January 7, 2019
It’s an R month. Which to me, at least, means lots of oysters.
Ordered a hundred over Christmas (they live a good ten days in the refrigerator, covered with a damp towel). At the end, when we’d had our fill of oysters on the half shell, I fried the last of them.
Shopping list: 1 pint oysters, 1 pint buttermilk, 2 cups cornmeal
Staples: flour, salt, oil.
Carefully drain the oysters, and put them in 2 cups of buttermilk for about 10 minutes.

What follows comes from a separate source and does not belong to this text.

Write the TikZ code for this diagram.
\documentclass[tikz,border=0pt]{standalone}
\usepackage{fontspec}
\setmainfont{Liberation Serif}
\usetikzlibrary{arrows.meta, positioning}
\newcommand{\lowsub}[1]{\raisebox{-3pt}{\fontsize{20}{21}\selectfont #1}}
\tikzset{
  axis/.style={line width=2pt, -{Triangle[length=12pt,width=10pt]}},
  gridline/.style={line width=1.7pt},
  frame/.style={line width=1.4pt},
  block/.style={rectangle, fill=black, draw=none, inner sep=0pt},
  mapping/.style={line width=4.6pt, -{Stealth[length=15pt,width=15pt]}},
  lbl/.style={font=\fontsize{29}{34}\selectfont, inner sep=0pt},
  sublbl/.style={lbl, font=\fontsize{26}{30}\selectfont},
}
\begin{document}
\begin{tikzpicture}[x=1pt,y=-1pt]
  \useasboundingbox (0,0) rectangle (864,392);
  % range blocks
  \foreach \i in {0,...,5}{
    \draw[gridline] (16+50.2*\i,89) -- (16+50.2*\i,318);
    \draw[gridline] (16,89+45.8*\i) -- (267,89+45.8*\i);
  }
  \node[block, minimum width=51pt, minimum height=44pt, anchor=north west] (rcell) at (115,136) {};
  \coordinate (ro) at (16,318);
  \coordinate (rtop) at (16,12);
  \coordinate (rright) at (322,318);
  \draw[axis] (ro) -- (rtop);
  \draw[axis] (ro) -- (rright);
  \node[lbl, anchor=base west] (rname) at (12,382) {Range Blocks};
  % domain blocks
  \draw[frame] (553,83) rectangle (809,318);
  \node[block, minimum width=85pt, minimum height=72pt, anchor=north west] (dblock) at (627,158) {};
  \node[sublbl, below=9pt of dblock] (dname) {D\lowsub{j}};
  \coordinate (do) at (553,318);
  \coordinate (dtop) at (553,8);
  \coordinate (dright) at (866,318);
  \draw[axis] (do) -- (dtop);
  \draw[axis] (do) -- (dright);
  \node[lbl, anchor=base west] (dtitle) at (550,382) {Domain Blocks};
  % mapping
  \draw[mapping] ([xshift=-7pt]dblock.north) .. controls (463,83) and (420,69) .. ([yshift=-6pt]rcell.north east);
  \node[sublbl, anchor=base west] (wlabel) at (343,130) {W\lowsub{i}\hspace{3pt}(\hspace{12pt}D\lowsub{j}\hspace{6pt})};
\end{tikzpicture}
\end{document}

Line a baking sheet with waxed paper or a silpat pad. Mix 2 cups of cornmeal with 2 cups of flour and a teaspoon of salt. Pick up each oyster, shake it a bit, allowing the buttermilk to drip off before plunking it into the cornmeal mixture; toss it about so it’s coated on all sides and place it on the lined baking sheet. Do it with the next oyster, and the next….

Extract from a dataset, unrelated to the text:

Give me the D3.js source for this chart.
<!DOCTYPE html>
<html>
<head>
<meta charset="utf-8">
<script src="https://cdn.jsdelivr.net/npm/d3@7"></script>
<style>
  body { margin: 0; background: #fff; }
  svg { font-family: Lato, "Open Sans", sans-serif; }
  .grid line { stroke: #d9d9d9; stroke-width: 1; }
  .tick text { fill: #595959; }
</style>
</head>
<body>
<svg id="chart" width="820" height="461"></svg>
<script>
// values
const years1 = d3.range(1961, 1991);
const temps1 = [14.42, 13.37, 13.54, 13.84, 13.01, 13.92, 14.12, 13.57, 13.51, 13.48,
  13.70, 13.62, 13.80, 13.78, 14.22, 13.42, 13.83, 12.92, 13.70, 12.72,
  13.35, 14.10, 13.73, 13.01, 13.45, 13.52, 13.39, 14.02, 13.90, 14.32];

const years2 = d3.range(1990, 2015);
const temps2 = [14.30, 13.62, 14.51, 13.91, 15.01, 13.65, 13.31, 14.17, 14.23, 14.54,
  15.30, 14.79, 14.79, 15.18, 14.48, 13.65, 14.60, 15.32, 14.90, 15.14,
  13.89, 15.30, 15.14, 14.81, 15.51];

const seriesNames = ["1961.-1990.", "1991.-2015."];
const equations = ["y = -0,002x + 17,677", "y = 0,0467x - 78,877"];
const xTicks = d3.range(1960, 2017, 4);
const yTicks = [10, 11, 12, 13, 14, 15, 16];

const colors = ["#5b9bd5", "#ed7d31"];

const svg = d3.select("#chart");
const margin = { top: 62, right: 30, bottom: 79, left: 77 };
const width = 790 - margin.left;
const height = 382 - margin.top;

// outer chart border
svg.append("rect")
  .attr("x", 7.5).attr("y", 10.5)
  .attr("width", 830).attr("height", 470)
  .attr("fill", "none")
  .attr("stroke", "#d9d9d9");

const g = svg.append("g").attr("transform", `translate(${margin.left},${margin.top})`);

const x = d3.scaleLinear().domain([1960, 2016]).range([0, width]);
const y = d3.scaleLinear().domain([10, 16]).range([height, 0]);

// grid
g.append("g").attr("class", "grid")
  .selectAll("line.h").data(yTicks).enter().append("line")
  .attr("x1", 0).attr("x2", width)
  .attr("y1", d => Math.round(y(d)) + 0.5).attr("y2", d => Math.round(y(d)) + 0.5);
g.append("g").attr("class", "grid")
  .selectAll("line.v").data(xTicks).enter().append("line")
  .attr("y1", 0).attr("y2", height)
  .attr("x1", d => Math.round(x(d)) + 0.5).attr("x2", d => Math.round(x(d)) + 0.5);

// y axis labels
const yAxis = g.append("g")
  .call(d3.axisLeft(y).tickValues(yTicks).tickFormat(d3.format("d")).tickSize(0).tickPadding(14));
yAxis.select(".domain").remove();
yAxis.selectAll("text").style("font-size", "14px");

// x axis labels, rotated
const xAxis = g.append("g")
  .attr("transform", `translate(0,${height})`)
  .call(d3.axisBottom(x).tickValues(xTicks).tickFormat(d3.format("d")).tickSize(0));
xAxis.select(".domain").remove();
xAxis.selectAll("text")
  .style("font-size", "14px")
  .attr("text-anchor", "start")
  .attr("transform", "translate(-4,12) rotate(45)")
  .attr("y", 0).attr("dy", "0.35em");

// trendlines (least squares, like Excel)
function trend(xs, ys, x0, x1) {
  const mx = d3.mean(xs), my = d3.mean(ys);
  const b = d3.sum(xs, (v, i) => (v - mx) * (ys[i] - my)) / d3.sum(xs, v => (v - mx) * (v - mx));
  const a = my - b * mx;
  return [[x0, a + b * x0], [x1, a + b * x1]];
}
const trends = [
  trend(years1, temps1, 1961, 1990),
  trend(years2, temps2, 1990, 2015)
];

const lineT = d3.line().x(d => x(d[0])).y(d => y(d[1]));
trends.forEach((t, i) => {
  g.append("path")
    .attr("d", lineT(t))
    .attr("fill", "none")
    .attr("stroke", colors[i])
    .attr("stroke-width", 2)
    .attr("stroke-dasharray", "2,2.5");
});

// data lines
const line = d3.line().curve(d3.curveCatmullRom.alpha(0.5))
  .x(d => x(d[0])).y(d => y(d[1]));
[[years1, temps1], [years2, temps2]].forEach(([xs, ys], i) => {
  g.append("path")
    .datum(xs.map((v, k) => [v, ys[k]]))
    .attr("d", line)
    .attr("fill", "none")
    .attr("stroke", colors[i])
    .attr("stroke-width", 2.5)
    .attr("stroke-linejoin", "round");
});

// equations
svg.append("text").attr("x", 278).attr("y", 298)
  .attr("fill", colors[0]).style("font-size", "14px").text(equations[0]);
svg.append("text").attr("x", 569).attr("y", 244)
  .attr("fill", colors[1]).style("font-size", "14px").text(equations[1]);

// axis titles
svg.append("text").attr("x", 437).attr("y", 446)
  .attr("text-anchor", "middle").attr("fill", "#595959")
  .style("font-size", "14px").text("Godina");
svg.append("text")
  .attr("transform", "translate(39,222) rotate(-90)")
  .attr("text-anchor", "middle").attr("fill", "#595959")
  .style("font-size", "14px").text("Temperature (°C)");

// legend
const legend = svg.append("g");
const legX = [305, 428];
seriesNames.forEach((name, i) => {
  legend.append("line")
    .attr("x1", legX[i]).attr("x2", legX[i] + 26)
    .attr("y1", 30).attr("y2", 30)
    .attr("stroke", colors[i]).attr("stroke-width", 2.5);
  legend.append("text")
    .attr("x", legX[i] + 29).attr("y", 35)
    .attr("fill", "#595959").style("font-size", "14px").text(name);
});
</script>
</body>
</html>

In a deep pot heat at least 2 inches of oil until it registers 375 on a thermometer. Pick up an oyster, shake it to remove excess breading and plunk it into the oil. Fry for about a minute and a half until just golden, then remove with a slotted spoon and set on paper towels to drain. You should be able to fry 6 to 8 oysters at a time. Bring oil back to 375 before adding a new batch.
Sprinkle with salt and serve with plenty of fresh lemons. Some people like tartar sauce or remoulade with their oysters, but I think that masks the delicate flavor.
January 5, 2019
You still have things to celebrate. People you love. Presents to buy. And I just came upon this remarkable offering from the wonderful Celia Sack at Omnivore books.
She’s bought a treasure-trove of old Chez Panisse menus from Fritz Streiff, who has been a part of the restaurant pretty much since the beginning. Among the many things Fritz has been at Chez Panisse, is the voice of Alice Waters; he’s collaborated on many of her books.
And Alice has never done anything by half measures. She’s had great artists – David Goines, Patty Curtan, Wesley Tanner, among many others – design her menus. And I imagine there’s something here that would make just about anyone happy. The prices are definitely right; these vintage menus are both food history and gorgeous art.
December 27, 2018
Looking for wrapping paper the other day, I came upon a small trove of old menus from St. Helena, when it was a quieter place than it is today.
The original French Laundry, under Don and Sally Schmitt, was a lovely, simple place much beloved by local winemakers. (Don was also the town mayor.) They had the best wine list: everyone around them was deeply represented. And they served wonderful California food.
Mustard’s was another beloved local establishment. Cindy Pawlcyn had her finger on the food pulse; she once called her place a “deluxe truckstop.” And unlike most of the old places in the Valley, Mustard’s is still going strong, still pleasing people.
Miramonte was more representative of what the tourists wanted…
And then there was Doidge’s.
December 23, 2018
This is the day of the year when I always suggest giving a subscription to a food publication. In the past I’ve suggested Fool, Cherry Bombe, Sabor, and the late lamented Lucky Peach- and I still think those are all great ideas. (For the one that’s no longer around, you might buy back issues.)
But this year I’m going to suggest something a bit different. The Dirt is a compilation of the best articles supported by the Food and Environment Reporting Network. Here’s their mission statement:
“The Food & Environment Reporting Network is the first and only independent, non-profit news organization that produces in-depth and investigative journalism in the critically underreported areas of food, agriculture, and environmental health. Through partnerships with local and national mainstream media outlets, we seek to tell stories that will inspire, inform, and have lasting impact.”
It’s a much needed – institution, and the work they support is impressive. (In the interest of full disclosure I should note that I’m on the editorial board.) Because FERN is a non-profit institution, this also means your gift is tax deductible.
December 22, 2018
Too late to order by mail? You can still support your local bookstore. Lots of possibilities there. For an Italian food lover, for example, you might put together a selection of regional recipe books, covering Tuscany, Rome, Puglia, Venice. For those who are enamored of the food of the middle east there are a number of great new books on the market (there’s always Ottolenghi, and I’m especially fond of Anissa Helou’s new Feast) .
They can, of course, buy these books for themselves. This book, however, is one that seems meant to be a gift.
I’m generally suspicious of coffee table gift books, but there’s something so appealing about Let’s Eat France!: 1,250 specialty foods, 375 iconic recipes, 350 topics, 260 personalities, plus hundreds of maps, charts, tricks, tips, and everything else you want to know about the food of France, that I find myself unable to put it down. I’m pretty sure that anyone who loves the food of France will feel the same way about this quirky compilation. Weighing in at 6 pounds, it covers everything from famous chefs to glassware, pasta, historical menus, writers
cheese, fruit, tripe
The book, in short, is everything a gift book should be: big, bold, unusual, fun – and not the sort of thing a person is likely to buy for herself.